The line holding "return (p - OFF - L) / PW" is the last one to output; start at the first line of the data, keep every line in between exactly, and leave out pictures.

Begin

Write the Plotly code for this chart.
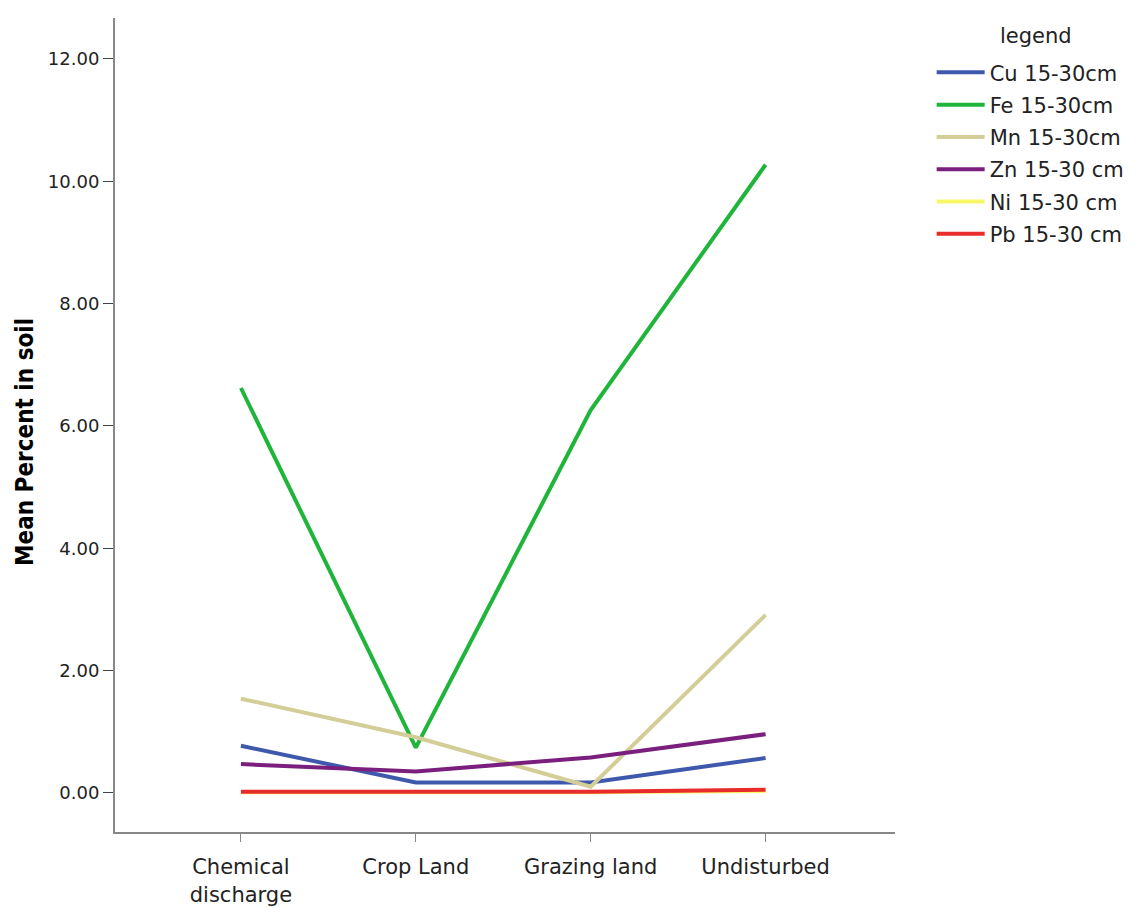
import plotly.graph_objects as go

categories = ["Chemical<br>discharge", "Crop Land", "Grazing land", "Undisturbed"]
cu = [0.77, 0.17, 0.17, 0.57]
fe = [6.62, 0.74, 6.26, 10.27]
mn = [1.54, 0.91, 0.10, 2.91]
zn = [0.47, 0.35, 0.58, 0.96]
ni = [0.01, 0.01, 0.01, 0.03]
pb = [0.02, 0.02, 0.02, 0.05]
series_names = ["Cu 15-30cm", "Fe 15-30cm", "Mn 15-30cm", "Zn 15-30 cm", "Ni 15-30 cm", "Pb 15-30 cm"]
colors = ["#3E58AC", "#1FB53A", "#D3CE97", "#7A1F7E", "#F8F76A", "#E82B2B"]
tick_vals = [0, 2, 4, 6, 8, 10, 12]

FONT = "DejaVu Sans, Liberation Sans, Arial, sans-serif"
L, T, PW, PH = 107, 10, 780, 814
OFF = 8  # page body margin


def px_x(p):
    return (p - OFF - L) / PW


def px_y(p):
    return 1.0 - (p - OFF - T) / PH


fig = go.Figure()
for name, vals, col in zip(series_names, [cu, fe, mn, zn, ni, pb], colors):
    fig.add_trace(go.Scatter(x=list(range(len(categories))), y=vals, name=name,
                             legendgroup=name,
                             mode="lines", line=dict(color=col, width=4)))

fig.update_layout(
    width=1136, height=908,
    paper_bgcolor="white", plot_bgcolor="white",
    margin=dict(l=L, r=249, t=T, b=84),
    font=dict(family=FONT, size=20, color="#222"),
    showlegend=True,
    legend=dict(x=1.047, xanchor="left", y=0.958, yanchor="top",
                font=dict(size=21), tracegroupgap=2, itemwidth=48,
                bgcolor="rgba(0,0,0,0)"),
    annotations=[
        dict(text="legend", xref="paper", yref="paper",
             x=px_x(1036), y=px_y(36), xanchor="center", yanchor="middle",
             showarrow=False, font=dict(family=FONT, size=21, color="#222")),
        dict(text="<b>Mean Percent in soil</b>", xref="paper", yref="paper",
             x=px_x(25), y=px_y(442), xanchor="center", yanchor="middle",
             textangle=-90, showarrow=False,
             font=dict(family="DejaVu Sans Condensed, Liberation Sans, sans-serif", size=24, color="black")),
    ],
)
fig.update_xaxes(
    tickmode="array", tickvals=list(range(len(categories))), ticktext=categories,
    range=[-0.72, 3.74], showgrid=False, zeroline=False, automargin=False,
    showline=True, linecolor="#888", linewidth=2,
    ticks="outside", ticklen=8, tickcolor="#888", tickfont=dict(size=21),
    ticklabelstandoff=7,
)
fig.update_yaxes(
    tickmode="array", tickvals=tick_vals, ticktext=[f"{v:.2f}" for v in tick_vals],
    range=[-0.64, 12.67], showgrid=False, zeroline=False, automargin=False,
    showline=True, linecolor="#888", linewidth=2,
    ticks="outside", ticklen=10, tickcolor="#444", tickfont=dict(size=18),
)
fig.write_html("out.html")
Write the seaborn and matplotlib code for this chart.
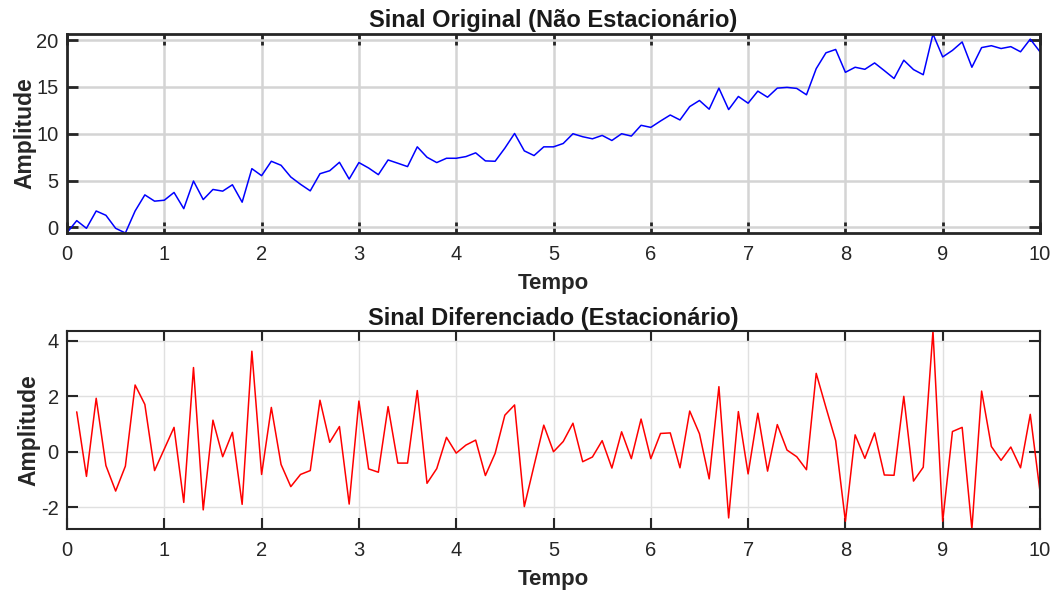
import numpy as np
import pandas as pd
import matplotlib
matplotlib.use("Agg")
import matplotlib.pyplot as plt
import seaborn as sns

# Time axis shared by both panels
tempo = [round(0.1 * i, 1) for i in range(101)]

# Original (non-stationary) signal
sinal_original = [
    -0.57, 0.72, -0.10, 1.75, 1.29, -0.10, -0.60, 1.75, 3.47, 2.80,
    2.90, 3.73, 2.00, 4.95, 2.97, 4.05, 3.87, 4.55, 2.69, 6.27,
    5.52, 7.06, 6.63, 5.38, 4.60, 3.90, 5.73, 6.05, 6.95, 5.16,
    6.92, 6.34, 5.63, 7.20, 6.85, 6.49, 8.60, 7.49, 6.92, 7.38,
    7.38, 7.56, 7.96, 7.10, 7.06, 8.46, 10.03, 8.17, 7.67, 8.60,
    8.60, 8.96, 10.00, 9.68, 9.46, 9.82, 9.28, 10.00, 9.75, 10.90,
    10.68, 11.36, 12.00, 11.47, 12.90, 13.55, 12.62, 14.87, 12.58, 13.98,
    13.26, 14.55, 13.90, 14.87, 14.95, 14.84, 14.16, 16.95, 18.64, 19.00,
    16.56, 17.10, 16.88, 17.56, 16.74, 15.90, 17.85, 16.85, 16.30, 20.65,
    18.20, 18.90, 19.80, 17.10, 19.20, 19.40, 19.10, 19.30, 18.75, 20.10,
    18.75,
]

# Differenced (stationary) signal, starting at t = 0.1
sinal_diferenciado = [
    1.44, -0.89, 1.93, -0.50, -1.42, -0.52, 2.41, 1.71, -0.68, 0.10,
    0.88, -1.83, 3.04, -2.10, 1.14, -0.18, 0.70, -1.90, 3.63, -0.82,
    1.60, -0.46, -1.26, -0.82, -0.68, 1.86, 0.34, 0.91, -1.89, 1.83,
    -0.62, -0.74, 1.63, -0.41, -0.41, 2.21, -1.14, -0.61, 0.52, -0.05,
    0.24, 0.42, -0.86, -0.06, 1.32, 1.69, -1.98, -0.50, 0.96, 0.00,
    0.37, 1.03, -0.36, -0.19, 0.40, -0.59, 0.72, -0.25, 1.18, -0.25,
    0.66, 0.68, -0.58, 1.47, 0.65, -0.98, 2.35, -2.39, 1.45, -0.80,
    1.39, -0.70, 0.98, 0.06, -0.18, -0.65, 2.83, 1.60, 0.40, -2.51,
    0.61, -0.24, 0.68, -0.84, -0.85, 2.00, -1.06, -0.56, 4.36, -2.51,
    0.73, 0.88, -2.79, 2.19, 0.19, -0.31, 0.17, -0.58, 1.35, -1.44,
]

titulos = ["Sinal Original (Não Estacionário)", "Sinal Diferenciado (Estacionário)"]
xticks = list(range(0, 11))
yticks_top = [0, 5, 10, 15, 20]
yticks_bottom = [-2, 0, 2, 4]

sns.set_style("white")
plt.rcParams["font.family"] = ["Liberation Sans", "DejaVu Sans"]
plt.rcParams["axes.unicode_minus"] = False

df_top = pd.DataFrame({"Tempo": tempo, "Amplitude": sinal_original})
df_bot = pd.DataFrame({"Tempo": tempo[1:], "Amplitude": sinal_diferenciado})

W, H = 1057, 594
fig = plt.figure(figsize=(W / 100, H / 100), dpi=100)
ax1 = fig.add_axes([67 / W, 1 - 233 / H, 973 / W, 199 / H])
ax2 = fig.add_axes([67 / W, 1 - 529 / H, 973 / W, 198 / H])

TXT = "#262626"


def style_axes(ax, grid_lw, grid_color, spine_lw, tick_w):
    ax.set_xlim(0, 10)
    ax.set_xticks(xticks)
    ax.grid(True, color=grid_color, linewidth=grid_lw, zorder=0)
    ax.set_axisbelow(True)
    for s in ax.spines.values():
        s.set_visible(True)
        s.set_color(TXT)
        s.set_linewidth(spine_lw)
    ax.tick_params(direction="in", length=8, width=tick_w, colors=TXT,
                   labelsize=14.5, labelcolor=TXT,
                   top=True, right=True, bottom=True, left=True)
    ax.tick_params(axis="x", pad=9)
    ax.tick_params(axis="y", pad=6)
    ax.set_xlabel("Tempo", fontsize=16, fontweight="bold", color=TXT, labelpad=6)
    ax.set_ylabel("Amplitude", fontsize=16.5, fontweight="bold", color=TXT, labelpad=0)


sns.lineplot(data=df_top, x="Tempo", y="Amplitude", ax=ax1, color="#0000ff", linewidth=1.1)
ax1.set_ylim(min(sinal_original), max(sinal_original))
ax1.set_yticks(yticks_top)
style_axes(ax1, 1.8, "#d4d4d4", 2.0, 2.0)
ax1.set_title(titulos[0], fontsize=17, fontweight="bold", color="#1a1a1a", pad=5)

sns.lineplot(data=df_bot, x="Tempo", y="Amplitude", ax=ax2, color="#ff0000", linewidth=1.1)
ax2.set_ylim(min(sinal_diferenciado), max(sinal_diferenciado))
ax2.set_yticks(yticks_bottom)
style_axes(ax2, 1.0, "#e0e0e0", 1.5, 1.5)
ax2.set_title(titulos[1], fontsize=17, fontweight="bold", color="#1a1a1a", pad=4)

fig.savefig("out.png", dpi=100, facecolor="white")
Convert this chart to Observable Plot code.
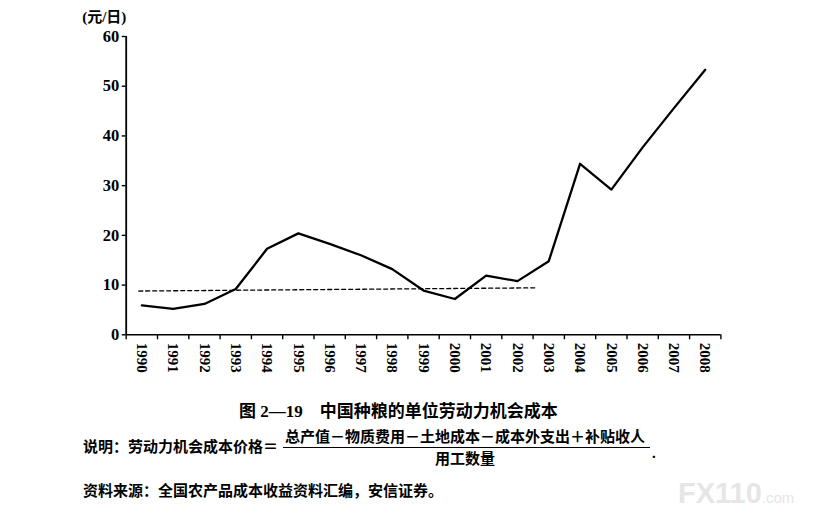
<!DOCTYPE html>
<html><head><meta charset="utf-8">
<script src="https://cdn.jsdelivr.net/npm/d3@7"></script>
<script src="https://cdn.jsdelivr.net/npm/@observablehq/plot@0.6"></script>
<style>
body{margin:0;background:#fff;}
#wrap{position:relative;width:815px;height:523px;overflow:hidden;background:#fff;color:#000;font-family:"Liberation Serif","Noto Sans CJK SC",serif;}
#wrap svg{position:absolute;left:0;top:0;}
.t{position:absolute;white-space:nowrap;font-weight:bold;line-height:1;}
</style></head><body><div id="wrap"></div>
<script>
const years = [1990,1991,1992,1993,1994,1995,1996,1997,1998,1999,2000,2001,2002,2003,2004,2005,2006,2007,2008];
const cost = [5.9,5.2,6.2,9.2,17.3,20.4,18.3,16.0,13.2,8.9,7.2,11.9,10.8,14.8,34.4,29.2,37.7,45.6,53.3];
const trendYears = [1989.9, 2002.6];
const trendValues = [8.8, 9.45];
const yTicks = [0,10,20,30,40,50,60];
const unitLabel = "(元/日)";
const titleText = "图 2—19　中国种粮的单位劳动力机会成本";
const noteLead = "说明：劳动力机会成本价格＝";
const noteNum = "总产值－物质费用－土地成本－成本外支出＋补贴收人";
const noteDen = "用工数量";
const sourceText = "资料来源：全国农产品成本收益资料汇编，安信证券。";

const rows = years.map((y, i) => ({year: y, cost: cost[i]}));
const trend = trendYears.map((y, i) => ({year: y, value: trendValues[i]}));
const xEdges = years.map(y => y - 0.5).concat([years[years.length - 1] + 0.5]);
const yearLabels = years.map(y => ({year: y, label: String(y)}));

const chart = Plot.plot({
  width: 815, height: 385,
  marginTop: 36, marginLeft: 125.7, marginRight: 94.6, marginBottom: 50.7,
  x: {domain: [xEdges[0], xEdges[xEdges.length - 1]]},
  y: {domain: [0, 60]},
  style: {fontFamily: '"Liberation Serif", "Noto Sans CJK SC", serif', fontSize: "15px", fontWeight: "bold", color: "#000", background: "transparent", overflow: "visible"},
  marks: [
    Plot.ruleY([0], {stroke: "#000", strokeWidth: 1.6}),
    Plot.ruleX([xEdges[0]], {stroke: "#000", strokeWidth: 1.8}),
    Plot.axisY({ticks: yTicks, tickSize: 4, tickPadding: 3, label: null, tickFormat: d => String(d), strokeWidth: 1.4, fontSize: 16.5, fontWeight: "bold"}),
    Plot.axisX({ticks: xEdges, tickSize: 5, tickFormat: () => "", label: null, strokeWidth: 1.4}),
    Plot.text(yearLabels, {x: "year", y: () => 0, text: "label", dy: 8, rotate: 90, textAnchor: "start", lineAnchor: "middle", fontSize: 15, fontWeight: "bold"}),
    Plot.line(trend, {x: "year", y: "value", stroke: "#000", strokeWidth: 1.3, strokeDasharray: "4,3"}),
    Plot.line(rows, {x: "year", y: "cost", stroke: "#000", strokeWidth: 2.3}),
    Plot.text([unitLabel], {frameAnchor: "top-left", dx: -44, dy: -19, lineAnchor: "middle", textAnchor: "start", fontSize: 15})
  ]
});
const wrap = document.getElementById("wrap");
wrap.appendChild(chart);

function addText(txt, css) {
  const d = document.createElement("div");
  d.className = "t";
  d.textContent = txt;
  Object.assign(d.style, css);
  wrap.appendChild(d);
  return d;
}
addText(titleText, {left: "239px", top: "403px", fontSize: "17px"});
addText(noteLead, {left: "83px", top: "440px", fontSize: "15px"});
addText(noteNum, {left: "285px", top: "430px", fontSize: "15px"});
const bar = document.createElement("div");
Object.assign(bar.style, {position: "absolute", left: "283px", top: "447px", width: "367px", height: "1.3px", background: "#000"});
wrap.appendChild(bar);
addText(noteDen, {left: "435px", top: "452px", fontSize: "15px"});
addText(".", {left: "652px", top: "446px", fontSize: "15px"});
addText(sourceText, {left: "83px", top: "484px", fontSize: "15px"});
const wm = addText("", {left: "678px", top: "479px", color: "#e6e6e6", fontFamily: '"Liberation Sans", sans-serif'});
wm.innerHTML = '<span style="font-size:29px;font-weight:bold">FX110</span><span style="font-size:15px;font-weight:normal">.com</span>';
</script></body></html>
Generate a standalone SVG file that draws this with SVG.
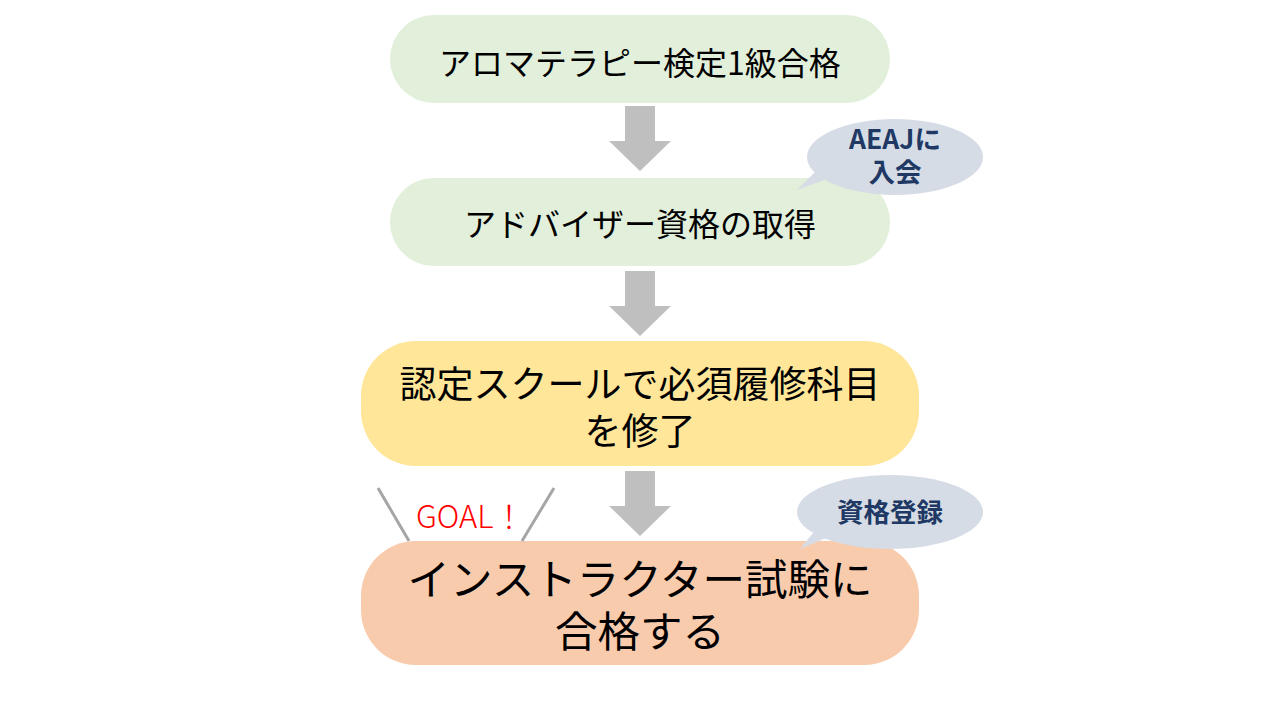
<svg xmlns="http://www.w3.org/2000/svg" width="1280" height="720" viewBox="0 0 1280 720">
<defs>
<style>
.t{font-family:"Noto Sans CJK JP","Noto Sans",sans-serif;fill:#000;text-anchor:middle}
.c{font-family:"Noto Sans CJK JP","Noto Sans",sans-serif;fill:#203864;font-weight:bold;font-size:26.5px;text-anchor:middle}
.arr{fill:#BFBFBF}
.call{fill:#D6DCE5}
</style>
</defs>
<rect width="1280" height="720" fill="#fff"/>
<g id="connectors">
<polygon class="arr" points="625,106 655,106 655,141 671,141 640,171 609,141 625,141"/>
<polygon class="arr" points="625,271 655,271 655,306 671,306 640,336 609,306 625,306"/>
<polygon class="arr" points="625,471 655,471 655,506 671,506 640,536 609,506 625,506"/>
</g>
<g id="n1">
<rect x="390" y="15" width="500" height="88" rx="44" fill="#E2EFDA"/>
<text class="t" x="640" y="75" font-size="32">アロマテラピー検定1級合格</text>
</g>
<g id="n2">
<rect x="390" y="178" width="500" height="88" rx="44" fill="#E2EFDA"/>
<text class="t" x="640" y="236" font-size="32">アドバイザー資格の取得</text>
</g>
<g id="n3">
<rect x="361" y="341" width="558" height="125" rx="55" fill="#FFE699"/>
<text class="t" font-size="37"><tspan x="640" y="398">認定スクールで必須履修科目</tspan><tspan x="640" y="445">を修了</tspan></text>
</g>
<g id="n4">
<rect x="361" y="541" width="558" height="124" rx="55" fill="#F8CBAD"/>
<text class="t" font-size="42.5"><tspan x="640" y="595">インストラクター試験に</tspan><tspan x="640" y="647">合格する</tspan></text>
</g>
<g id="callout1">
<polygon class="call" points="797,190 835,176 822,165"/>
<ellipse class="call" cx="895" cy="157" rx="88" ry="38"/>
<text class="c"><tspan x="895" y="149">AEAJに</tspan><tspan x="895" y="182">入会</tspan></text>
</g>
<g id="callout2">
<polygon class="call" points="800,549 838,533 822,522"/>
<ellipse class="call" cx="890" cy="512" rx="93" ry="37"/>
<text class="c" x="890" y="522">資格登録</text>
</g>
<g id="goal">
<line x1="378" y1="488" x2="409" y2="541" stroke="#A6A6A6" stroke-width="3"/>
<line x1="554" y1="488" x2="522" y2="541" stroke="#A6A6A6" stroke-width="3"/>
<text x="416" y="528" font-family="Noto Sans CJK JP, Noto Sans, sans-serif" font-size="31" font-weight="300" fill="#FF0000">GOAL！</text>
</g>
</svg>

End

**Solution**:
Write the Plotly code for this chart.
import plotly.graph_objects as go

categories = ["Chemical<br>discharge", "Crop Land", "Grazing land", "Undisturbed"]
cu = [0.77, 0.17, 0.17, 0.57]
fe = [6.62, 0.74, 6.26, 10.27]
mn = [1.54, 0.91, 0.10, 2.91]
zn = [0.47, 0.35, 0.58, 0.96]
ni = [0.01, 0.01, 0.01, 0.03]
pb = [0.02, 0.02, 0.02, 0.05]
series_names = ["Cu 15-30cm", "Fe 15-30cm", "Mn 15-30cm", "Zn 15-30 cm", "Ni 15-30 cm", "Pb 15-30 cm"]
colors = ["#3E58AC", "#1FB53A", "#D3CE97", "#7A1F7E", "#F8F76A", "#E82B2B"]
tick_vals = [0, 2, 4, 6, 8, 10, 12]

FONT = "DejaVu Sans, Liberation Sans, Arial, sans-serif"
L, T, PW, PH = 107, 10, 780, 814
OFF = 8  # page body margin


def px_x(p):
    return (p - OFF - L) / PW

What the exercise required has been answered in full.